CloudWatch Log Group Retention
By default just about every service that you use with-in AWS will log directly to a CloudWatch Log Group. This is great for troubleshooting and security requirements, however the default setting for log retention expiration is set to Never, meaning AWS will keep these logs indefinitely. Depending on how verbose your logs are, the cost can be somewhat minimal when looking at your entire account as a whole, however this is still a good practice to keep only what is truly needed for a specified time frame and only log what you truly need to log. Take for instance Lambda. The more verbose your function is, the more data that will be written to your CloudWatch Log. You will pay an ingestion rate for those logs that is considerably more compared to the storage cost of the log. The longer your function has been up and running the greater amount of data that is being stored in S3 for this log if you are not periodically cleaning. Look at what your corporate policy is for log retention for each of your environments and adjust your CloudWatch Log Group’s retention accordingly.

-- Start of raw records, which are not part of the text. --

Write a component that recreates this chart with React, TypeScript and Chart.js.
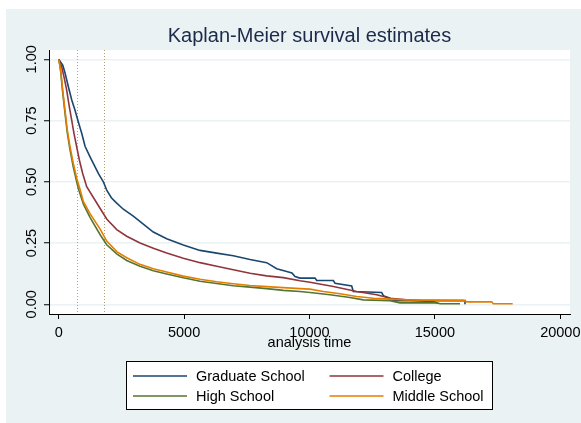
import React, { useEffect, useRef } from "react";
import { Chart, registerables } from "chart.js";

Chart.register(...registerables);

const FONT = '"Liberation Sans", Arial, Helvetica, sans-serif';

const titleText = "Kaplan-Meier survival estimates";
const xAxisTitle = "analysis time";
const seriesLabels = ["Graduate School", "College", "High School", "Middle School"];
const seriesColors = ["#1a476f", "#90353b", "#55752f", "#e37e00"];
const xTicks = [0, 5000, 10000, 15000, 20000];
const yTicks = [0, 0.25, 0.5, 0.75, 1];
const yTickLabels = ["0.00", "0.25", "0.50", "0.75", "1.00"];
const refLines = [730, 1825];
const refColors = ["#e386a3", "#b59c70"];

const gradTime = [0, 100, 160, 250, 380, 520, 650, 780, 920, 1050, 1250, 1380, 1580, 1780, 1914, 2100, 2250, 2576, 2974, 3373, 3772, 4306, 4968, 5634, 6300, 6962, 7628, 8293, 8692, 9091, 9300, 9422, 9621, 10220, 10287, 10951, 11017, 11682, 11748, 12878, 12945, 13210, 13344, 16200, 16200];
const gradSurv = [1, 0.985, 0.976, 0.945, 0.89, 0.834, 0.792, 0.745, 0.697, 0.645, 0.602, 0.575, 0.534, 0.5, 0.466, 0.435, 0.419, 0.388, 0.36, 0.327, 0.295, 0.268, 0.242, 0.22, 0.209, 0.198, 0.183, 0.17, 0.145, 0.134, 0.128, 0.113, 0.107, 0.107, 0.097, 0.097, 0.086, 0.075, 0.052, 0.048, 0.035, 0.025, 0.015, 0.015, 0];

const colTime = [0, 60, 120, 211, 318, 424, 518, 610, 717, 823, 956, 1116, 1647, 1914, 2313, 2711, 3242, 3772, 4306, 4968, 5634, 6300, 6962, 7628, 8293, 8957, 9621, 10020, 10951, 11882, 12679, 13210, 13875, 14936, 15136];
const colSurv = [1, 0.985, 0.969, 0.928, 0.874, 0.806, 0.752, 0.697, 0.643, 0.589, 0.534, 0.48, 0.392, 0.348, 0.305, 0.278, 0.25, 0.229, 0.209, 0.188, 0.17, 0.155, 0.141, 0.127, 0.116, 0.109, 0.096, 0.09, 0.073, 0.052, 0.039, 0.025, 0.018, 0.011, 0.003];

const hsTime = [0, 40, 80, 159, 251, 343, 451, 582, 717, 782, 981, 1248, 1647, 1914, 2313, 2711, 3242, 3772, 4306, 4968, 5634, 6300, 6962, 7628, 8293, 8957, 9621, 10020, 10817, 11614, 12146, 13210, 13609, 15072, 15205, 16000];
const hsSurv = [1, 0.978, 0.95, 0.865, 0.78, 0.7, 0.63, 0.56, 0.5, 0.473, 0.41, 0.355, 0.285, 0.243, 0.206, 0.179, 0.155, 0.137, 0.124, 0.108, 0.094, 0.085, 0.076, 0.07, 0.064, 0.057, 0.052, 0.048, 0.039, 0.028, 0.018, 0.015, 0.006, 0.006, 0.002, 0.002];

const msTime = [0, 40, 80, 159, 251, 343, 451, 582, 717, 849, 981, 1248, 1647, 1914, 2313, 2711, 3242, 3772, 4306, 4968, 5634, 6300, 6962, 7628, 8293, 8957, 9621, 10020, 10551, 11216, 11882, 12545, 13210, 13875, 16133, 16266, 17264, 17330, 18102];
const msSurv = [1, 0.98, 0.955, 0.874, 0.792, 0.711, 0.643, 0.575, 0.515, 0.47, 0.42, 0.37, 0.308, 0.258, 0.215, 0.19, 0.163, 0.145, 0.132, 0.115, 0.102, 0.092, 0.084, 0.077, 0.072, 0.068, 0.064, 0.062, 0.052, 0.043, 0.032, 0.025, 0.021, 0.018, 0.016, 0.01, 0.01, 0.002, 0.002];

const seriesTimes = [gradTime, colTime, hsTime, msTime];
const seriesSurv = [gradSurv, colSurv, hsSurv, msSurv];

const bgPlugin = {
  id: "stataBg",
  beforeDraw(chart: any) {
    const { ctx, chartArea } = chart;
    ctx.save();
    ctx.fillStyle = "#eaf2f3";
    ctx.fillRect(6, 9, 575, 414);
    ctx.fillStyle = "#ffffff";
    ctx.fillRect(chartArea.left, chartArea.top, chartArea.right - chartArea.left, chartArea.bottom - chartArea.top);
    ctx.restore();
  },
};

const refLinePlugin = {
  id: "refLines",
  beforeDatasetsDraw(chart: any) {
    const { ctx, chartArea, scales } = chart;
    ctx.save();
    ctx.lineWidth = 1;
    ctx.setLineDash([1, 2]);
    refLines.forEach((v, i) => {
      const x = Math.round(scales.x.getPixelForValue(v)) + 0.5;
      ctx.strokeStyle = refColors[i];
      ctx.beginPath();
      ctx.moveTo(x, chartArea.top);
      ctx.lineTo(x, chartArea.bottom);
      ctx.stroke();
    });
    ctx.restore();
  },
};

const legendPlugin = {
  id: "boxLegend",
  afterDraw(chart: any) {
    const { ctx } = chart;
    const box = { left: 126.5, top: 361.5, right: 492.5, bottom: 409.5 };
    ctx.save();
    ctx.fillStyle = "#ffffff";
    ctx.fillRect(box.left, box.top, box.right - box.left, box.bottom - box.top);
    ctx.strokeStyle = "#000000";
    ctx.lineWidth = 1;
    ctx.strokeRect(box.left, box.top, box.right - box.left, box.bottom - box.top);
    const colLineX = [133, 329.5];
    const colTextX = [196, 392.5];
    const rowY = [376, 396];
    ctx.font = `14.5px ${FONT}`;
    ctx.textBaseline = "middle";
    ctx.textAlign = "left";
    chart.data.datasets.forEach((ds: any, i: number) => {
      const c = i % 2;
      const r = Math.floor(i / 2);
      ctx.strokeStyle = ds.borderColor;
      ctx.lineWidth = 1.5;
      ctx.beginPath();
      ctx.moveTo(colLineX[c], rowY[r]);
      ctx.lineTo(colLineX[c] + 54, rowY[r]);
      ctx.stroke();
      ctx.fillStyle = "#000000";
      ctx.fillText(ds.label, colTextX[c], rowY[r] + 0.5);
    });
    ctx.restore();
  },
};

export default function App() {
  const ref = useRef<HTMLCanvasElement>(null);
  useEffect(() => {
    const canvas = ref.current!;
    const datasets = seriesLabels.map((label, i) => ({
      label,
      data: seriesTimes[i].map((t, j) => ({ x: t, y: seriesSurv[i][j] })),
      borderColor: seriesColors[i],
      backgroundColor: seriesColors[i],
      borderWidth: 1.6,
      pointRadius: 0,
      fill: false,
      tension: 0,
      order: 4 - i,
    }));
    const chart = new Chart(canvas, {
      type: "line",
      data: { datasets },
      options: {
        animation: false,
        responsive: false,
        devicePixelRatio: 1,
        layout: { padding: { left: 6, top: 9, right: 11, bottom: 68 } },
        plugins: {
          legend: { display: false },
          tooltip: { enabled: false },
          title: {
            display: true,
            fullSize: false,
            text: titleText,
            color: "#1c2a4a",
            font: { family: FONT, size: 20, weight: "normal" },
            padding: { top: 15, bottom: 2 },
          },
        },
        scales: {
          x: {
            type: "linear",
            min: -387,
            max: 20387,
            afterBuildTicks: (s: any) => {
              s.ticks = xTicks.map((v) => ({ value: v }));
            },
            afterFit: (s: any) => {
              s.height = 41;
              s.paddingLeft = 0;
              s.paddingRight = 0;
            },
            grid: { drawOnChartArea: false, drawTicks: true, tickLength: 5, tickColor: "#000", tickWidth: 1 },
            border: { display: true, color: "#000", width: 1 },
            ticks: {
              color: "#000",
              font: { family: FONT, size: 14.5 },
              padding: 5,
              maxRotation: 0,
              minRotation: 0,
              callback: (v: any) => String(v),
            },
            title: {
              display: true,
              text: xAxisTitle,
              color: "#000",
              font: { family: FONT, size: 14.5 },
              padding: { top: 0, bottom: 3 },
            },
          },
          y: {
            type: "linear",
            min: -0.0396,
            max: 1.038,
            afterBuildTicks: (s: any) => {
              s.ticks = yTicks.map((v) => ({ value: v }));
            },
            afterFit: (s: any) => {
              s.width = 43;
              s.paddingTop = 0;
              s.paddingBottom = 0;
            },
            grid: { drawOnChartArea: true, color: "#eaf2f3", lineWidth: 1.5, drawTicks: true, tickLength: 5, tickColor: "#000", tickWidth: 1 },
            border: { display: true, color: "#000", width: 1 },
            ticks: {
              color: "#000",
              font: { family: FONT, size: 14.5 },
              padding: -2,
              minRotation: 90,
              maxRotation: 90,
              crossAlign: "center",
              callback: (v: any) => {
                const idx = yTicks.indexOf(Number(v));
                return idx >= 0 ? yTickLabels[idx] : "";
              },
            },
          },
        },
      },
      plugins: [bgPlugin, refLinePlugin, legendPlugin],
    } as any);
    return () => chart.destroy();
  }, []);
  return (
    <div style={{ position: "fixed", left: 0, top: 0, width: 581, height: 423, background: "#ffffff" }}>
      <canvas ref={ref} width={581} height={423} style={{ display: "block", width: 581, height: 423 }} />
    </div>
  );
}
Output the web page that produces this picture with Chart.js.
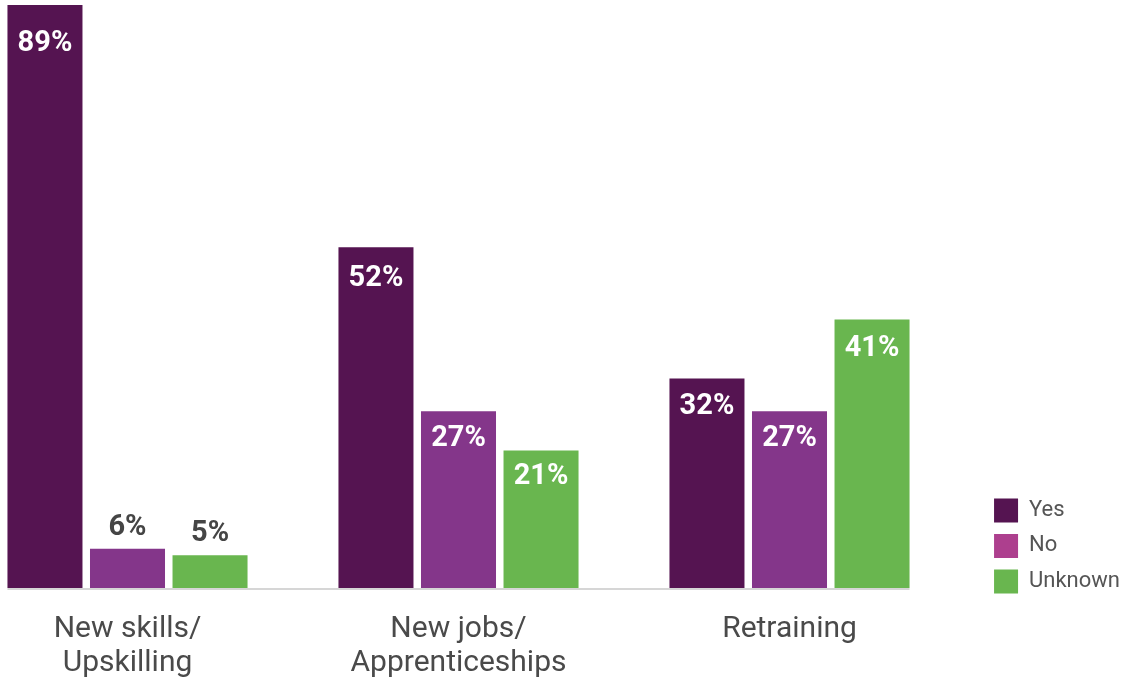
<!DOCTYPE html>
<html>
<head>
<meta charset="utf-8">
<script src="https://cdn.jsdelivr.net/npm/chart.js@4.4.1/dist/chart.umd.min.js"></script>
<style>
  html, body { margin: 0; padding: 0; background: #fff; overflow: hidden; }
  #wrap { position: relative; width: 1132px; height: 682px; overflow: hidden; }
  #chart { position: absolute; left: -38px; top: 0; }
</style>
</head>
<body>
<div id="wrap">
  <canvas id="chart" width="1168" height="682"></canvas>
</div>
<script>
const categories = [['New skills/', 'Upskilling'], ['New jobs/', 'Apprenticeships'], ['Retraining']];
const seriesNames = ['Yes', 'No', 'Unknown'];
const yesValues = [89, 52, 32];
const noValues = [6, 27, 27];
const unknownValues = [5, 21, 41];

const barColors = ['#551451', '#84368A', '#69B64F'];
const legendColors = ['#551451', '#AD3F8E', '#69B64F'];

Chart.defaults.font.family = 'Roboto';

// percentage labels: inside the bar (white) or above it when the bar is short
const valueLabels = {
  id: 'valueLabels',
  afterDatasetsDraw(chart) {
    const ctx = chart.ctx;
    ctx.save();
    ctx.font = 'bold 29px Roboto';
    ctx.textAlign = 'center';
    ctx.textBaseline = 'middle';
    chart.data.datasets.forEach((ds, i) => {
      chart.getDatasetMeta(i).data.forEach((bar, j) => {
        const v = ds.data[j];
        const h = bar.base - bar.y;
        let y;
        if (v >= 10) {
          ctx.fillStyle = '#ffffff';
          y = bar.y + 22 + 0.029 * h;
        } else {
          ctx.fillStyle = '#454545';
          y = bar.y - 21;
        }
        ctx.fillText(v + '%', bar.x, y);
      });
    });
    ctx.restore();
  }
};

// light grey base line under the bars only
const baseLine = {
  id: 'baseLine',
  beforeDatasetsDraw(chart) {
    const first = chart.getDatasetMeta(0).data[0];
    const last = chart.getDatasetMeta(2).data[2];
    const ctx = chart.ctx;
    const y = chart.chartArea.bottom + 1;
    ctx.save();
    ctx.strokeStyle = '#d6d6d6';
    ctx.lineWidth = 2;
    ctx.beginPath();
    ctx.moveTo(first.x - first.width / 2, y);
    ctx.lineTo(last.x + last.width / 2, y);
    ctx.stroke();
    ctx.restore();
  }
};

new Chart(document.getElementById('chart'), {
  type: 'bar',
  data: {
    labels: categories,
    datasets: [
      { label: seriesNames[0], data: yesValues, backgroundColor: barColors[0] },
      { label: seriesNames[1], data: noValues, backgroundColor: barColors[1] },
      { label: seriesNames[2], data: unknownValues, backgroundColor: barColors[2] }
    ]
  },
  options: {
    responsive: false,
    animation: false,
    devicePixelRatio: 1,
    categoryPercentage: 0.748,
    barPercentage: 0.909,
    layout: { padding: { top: 5, left: 0, right: 0, bottom: 0 } },
    plugins: {
      tooltip: { enabled: false },
      legend: {
        position: 'right',
        align: 'start',
        // empty title used as a spacer to push the legend down
        title: { display: true, text: '', font: { size: 12, lineHeight: 1.2 }, padding: { top: 467.5, bottom: 0 } },
        labels: {
          boxWidth: 24,
          boxHeight: 24,
          padding: 11.5,
          color: '#555555',
          font: { size: 22 },
          generateLabels(chart) {
            const items = Chart.defaults.plugins.legend.labels.generateLabels(chart);
            items.forEach((it, i) => { it.fillStyle = legendColors[i]; it.strokeStyle = legendColors[i]; it.lineWidth = 0; });
            return items;
          }
        }
      }
    },
    scales: {
      x: {
        grid: { display: false, drawTicks: false },
        border: { display: false },
        ticks: {
          color: '#4a4a4a',
          font: { size: 30, lineHeight: 1.12 },
          padding: 25,
          maxRotation: 0,
          minRotation: 0
        },
        afterFit(s) { s.height = 94; }
      },
      y: {
        position: 'right',
        min: 0,
        max: 89,
        grid: { display: false },
        border: { display: false },
        ticks: { display: false },
        afterFit(s) { s.width = s.chart.width - s.chart.legend.width - 993; }
      }
    }
  },
  plugins: [baseLine, valueLabels]
});
</script>
</body>
</html>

Many organizations look to offload most of their logs into ELK or SPLUNK. If this is the case, then cloud watch log retention could then be further reduced.
In the below example you can see these 2 highlighted logs are ingesting a considerable amount of data as well as storing. At the time of writing this article these logs are relatively new, however the retention is set to never expire. Looking at the first log in this example, we have almost a 3 TB ingestion rate per month which in turn will be stored indefinitely. In the region ap-northeast-1 we have a storage cost of .033 per GB. If this log is not monitored and cleaned from time to time, the cost can rapidly start to grow. Continuing along the data ingestion trajectory would add $92.70 per month each month. For example the project storage cost for this log by the end of 1 year would be up to $1,112.40.
Here we have laid out some simple steps that can be taken to have a drastic impact on cost with your AWS monthly spend. It is important to keep in mind, especially in an enterprise that Cost Optimization is not just a onetime thing. In order to maximize your cost reduction it will require proactive monitoring as well as the paradigm shift in mentality from an On Premise Data Center to a true cloud native approach. By implementing some of the approaches that have been listed above you can see significant reduction in your monthly spend.